Last Saturday morning I saw a man and a woman lying face down on the sidewalk. My first thought was, “Are they dead?” But I saw no blood. Moreover, they had a pad beneath them. A sleeping bag covered the woman. The man’s leg twitched. Homeless, they perhaps preferred the sidewalk to the damp of nearby Mountain Lake Park. What—if anything—was I supposed to do?
I called the police is what. Not to report a crime but rather to seek help I couldn’t provide. I hoped that the officer(s) who came by after I headed onward would see if the couple needed medical attention and, regardless, direct them to city services.
Ideally, I would have taken the couple home, fed them and given them money. I might have offered them my guestroom for the next month, meals provided. But in the real world, people on the street are unknown quantities. Such acts of charity can at best be challenging, at worst dangerous.
Does this trouble me? Of course. When Abraham, in pain on the third day after his circumcision, sees three “men” approaching his tent, he runs off to greet them and offer hospitality (Genesis 18:2ff). Exodus 22:20–22 commands us—for the first but not last time—to care for the stranger, widow and orphan. The verse also poses a dire penalty if we fail to do so. But Abraham commanded a small army of retainers to safeguard him. And while travelers passed through Israelite dwelling places, local widows and orphans were known.

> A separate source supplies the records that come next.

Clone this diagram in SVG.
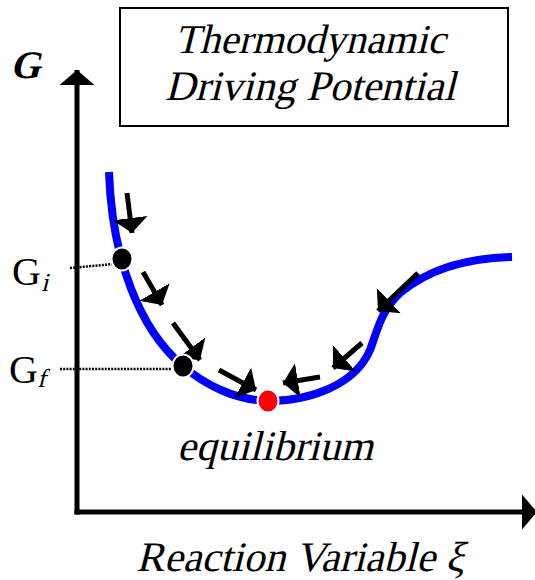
<svg xmlns="http://www.w3.org/2000/svg" width="535" height="580" viewBox="0 0 535 580">
<style>
.ax{stroke:#000;stroke-width:5;fill:none}
.ar{stroke:#000;stroke-width:5;fill:none}
.dot{stroke:#000;stroke-width:2.5;stroke-dasharray:2 1.2;fill:none}
.pt{stroke:#fff;stroke-width:2}
</style>
<defs>
<marker id="ah" markerUnits="userSpaceOnUse" markerWidth="16" markerHeight="36" viewBox="0 -18 16 36" refX="15" refY="0" orient="auto"><path d="M0,-17.5 L15,0 L0,17.5 z" fill="#000"/></marker>
</defs>
<g id="title">
<rect x="120" y="8" width="388" height="118" fill="#fff" stroke="#000" stroke-width="2"/>
<text transform="translate(310,53) skewX(-14)" x="0" y="0" font-family="Liberation Serif, serif" font-size="41" text-anchor="middle">Thermodynamic</text>
<text transform="translate(310,100) skewX(-14)" x="0" y="0" font-family="Liberation Serif, serif" font-size="42" text-anchor="middle">Driving Potential</text>
</g>
<g id="axes">
<line class="ax" x1="77" y1="514.5" x2="77" y2="70" marker-end="url(#ah)"/>
<line class="ax" x1="74.5" y1="512" x2="537" y2="512" marker-end="url(#ah)"/>
<text transform="translate(10,78) skewX(-14)" x="0" y="0" font-family="Liberation Serif, serif" font-weight="bold" font-size="39">G</text>
<text transform="translate(136,571) skewX(-14)" x="0" y="0" font-family="Liberation Serif, serif" font-size="42">Reaction Variable ξ</text>
</g>
<g id="curve">
<path d="M109,172 C112,260 140,330 183,366 C205,385 235,400 268,401 C310,401 355,385 370,350 C377,332 381,310 400,293 C430,268 470,258 512,257" fill="none" stroke="#0000ff" stroke-width="8"/>
</g>
<g id="connectors">
<line class="dot" x1="70" y1="268" x2="114" y2="264"/>
<line class="dot" x1="60" y1="369" x2="174" y2="369"/>
<line class="ar" x1="127" y1="193" x2="132" y2="233" marker-end="url(#ah)"/>
<line class="ar" x1="143" y1="272" x2="162" y2="305" marker-end="url(#ah)"/>
<line class="ar" x1="173" y1="323" x2="200" y2="360" marker-end="url(#ah)"/>
<line class="ar" x1="219" y1="370" x2="256" y2="390" marker-end="url(#ah)"/>
<line class="ar" x1="320" y1="377" x2="283" y2="383" marker-end="url(#ah)"/>
<line class="ar" x1="362" y1="343" x2="333" y2="368" marker-end="url(#ah)"/>
<line class="ar" x1="418" y1="273" x2="378" y2="311" marker-end="url(#ah)"/>
</g>
<g id="Gi">
<ellipse class="pt" cx="122" cy="259" rx="10.5" ry="11.5" fill="#000"/>
<text x="12" y="285" font-family="Liberation Serif, serif" font-size="40">G</text>
<text transform="translate(41,291) skewX(-14)" x="0" y="0" font-family="Liberation Serif, serif" font-size="26">i</text>
</g>
<g id="Gf">
<ellipse class="pt" cx="183" cy="366" rx="10.5" ry="11.5" fill="#000"/>
<text x="9" y="383" font-family="Liberation Serif, serif" font-size="40">G</text>
<text transform="translate(37,387) skewX(-14)" x="0" y="0" font-family="Liberation Serif, serif" font-size="26">f</text>
</g>
<g id="equilibrium">
<ellipse class="pt" cx="268" cy="401" rx="10.5" ry="11.5" fill="#ff0000"/>
<text transform="translate(275,460) skewX(-14)" x="0" y="0" font-family="Liberation Serif, serif" font-size="42" text-anchor="middle">equilibrium</text>
</g>
</svg>
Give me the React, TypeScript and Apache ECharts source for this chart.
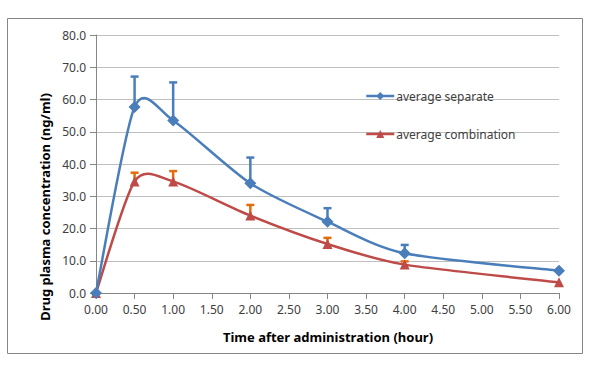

The musical Fiddler on the Roof offers an interesting perspective. In the opening scene, the orchestra vamps the song “Tradition” as Tevye introduces the key characters in his shtetl town of Anatevka. One is Nachum the beggar. Tevye offers Nachum one kopek. “Last week you gave me two,” says Nachum. “I had a bad week,” Tevye explains. In a brilliant piece of Jewish logic, Nachum responds, “You had a bad week. So why should I suffer?”
Nachum is a known factor, a familiar face. He lives in a society that recognizes him and is thus comfortable assisting him even if it does not do what Maimonides proposes is best—set him up to make a living. (Frankly, not everyone can make a living.) For the people of Anatevka, he is “our” beggar. When a Jewish stranger comes by, he is a known quantity.
Some people do take strangers off the street. Yet sometimes, those offered assistance turn on their hosts. So while it’s easy to love the stranger from a distance, most of us hesitate to deal close up with people we don’t know. That’s why we empower public and private agencies to provide professional assistance.
Obviously, we haven’t solved the problem of homelessness. Some people, like those recently rousted from San Jose’s “Jungle,” prefer living in an encampment or on the street. This enables them to live on their own terms—which may not be ours.
Deuteronomy 15:11 informs us, “For there will never cease to be needy ones in your land…” Yet the commandment to assist the stranger endures. Conflicted, we struggle to make sense of it all.